I can’t believe how I get just as suckered into liking customers too much as they do to me. I mean, yes, this is supposed to be business, but damn, it is the most personal business I have ever encountered. It is amazing how I just like to live my life scandalously, as opposed to how I used to live: safely and predictably. I just happened to meet DJ Mike for the second time in the pas month or so. Like other guys I have an interest in, who I meet at the club, I only had a vague recollection of who he was when he approached me onstage. I always know when a customer is mine though, it’s funny. The look in his eyes, it says so much , so much that not even words can express so I will dare not try with words such as lust or longing : this word does not exist yet. He wanted me with an almost star-struck fervor, with a hungriness in his look, not at my body, but into me, into my eyes, and wow do I love it when that happens, because often it is just chemistry and I am just as smitten as he.

Later Mike would tell me that he warned his friend about me, saying “if this girl approaches me, I’m telling you I’m in big trouble.”
Two hundred and fifty dollars in my pocket later, I find that he’s not the one in trouble, but I am, who has a man at home and who cannot communicate with this man in the way that I communicate with DJ Mike.
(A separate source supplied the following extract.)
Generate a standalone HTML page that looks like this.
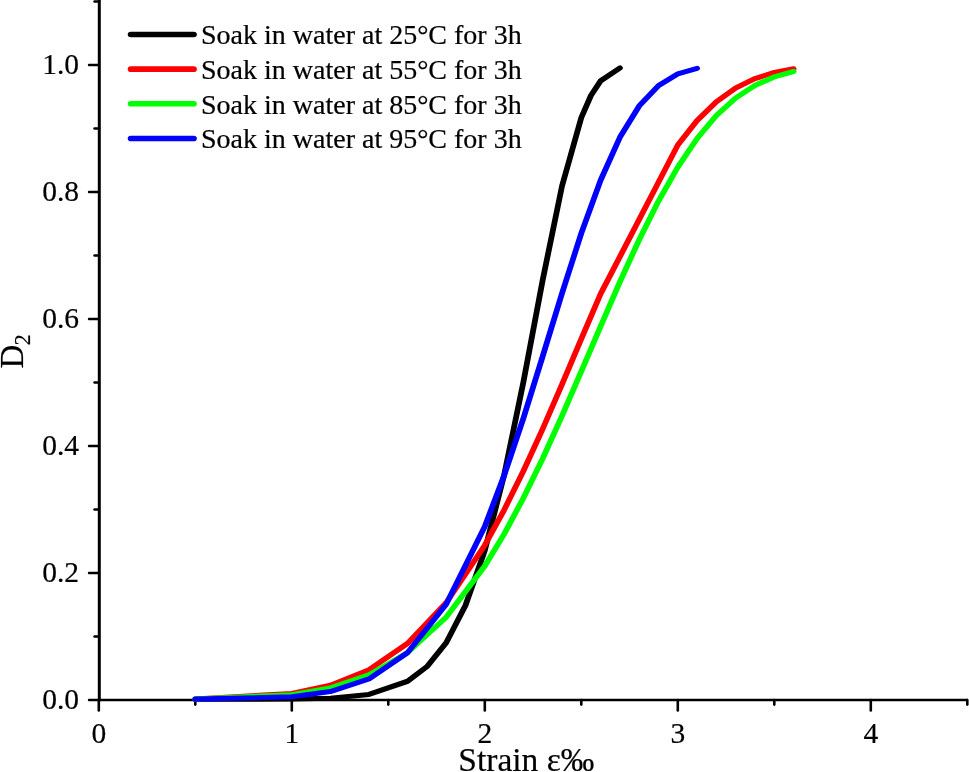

Interesting man, this one is, for sure. Young, only two years my junior, he actually is not as good-looking as he is in my mind. You know what I mean? I mean in my mind, when I look at him, I see beauty, but then on the other hand, you look at him just physically on the whole and the sum of his parts do not equate with hotness, which is awesome because it means I am attracted to his soul, and because beauty fades, this is the most important type of attraction. Thank God though, that he is not too good looking or I’d be really done for!

Fortunately, though, I know when I leave the club, as usual, he will be forgotten yet again.

I am in a relationship, living with somebody at home. I love this man. I need to do something with my life again. No more dancing for me, G-d willing, soon I will be financially free so that I may stop doing this awful yet almost awesome thing.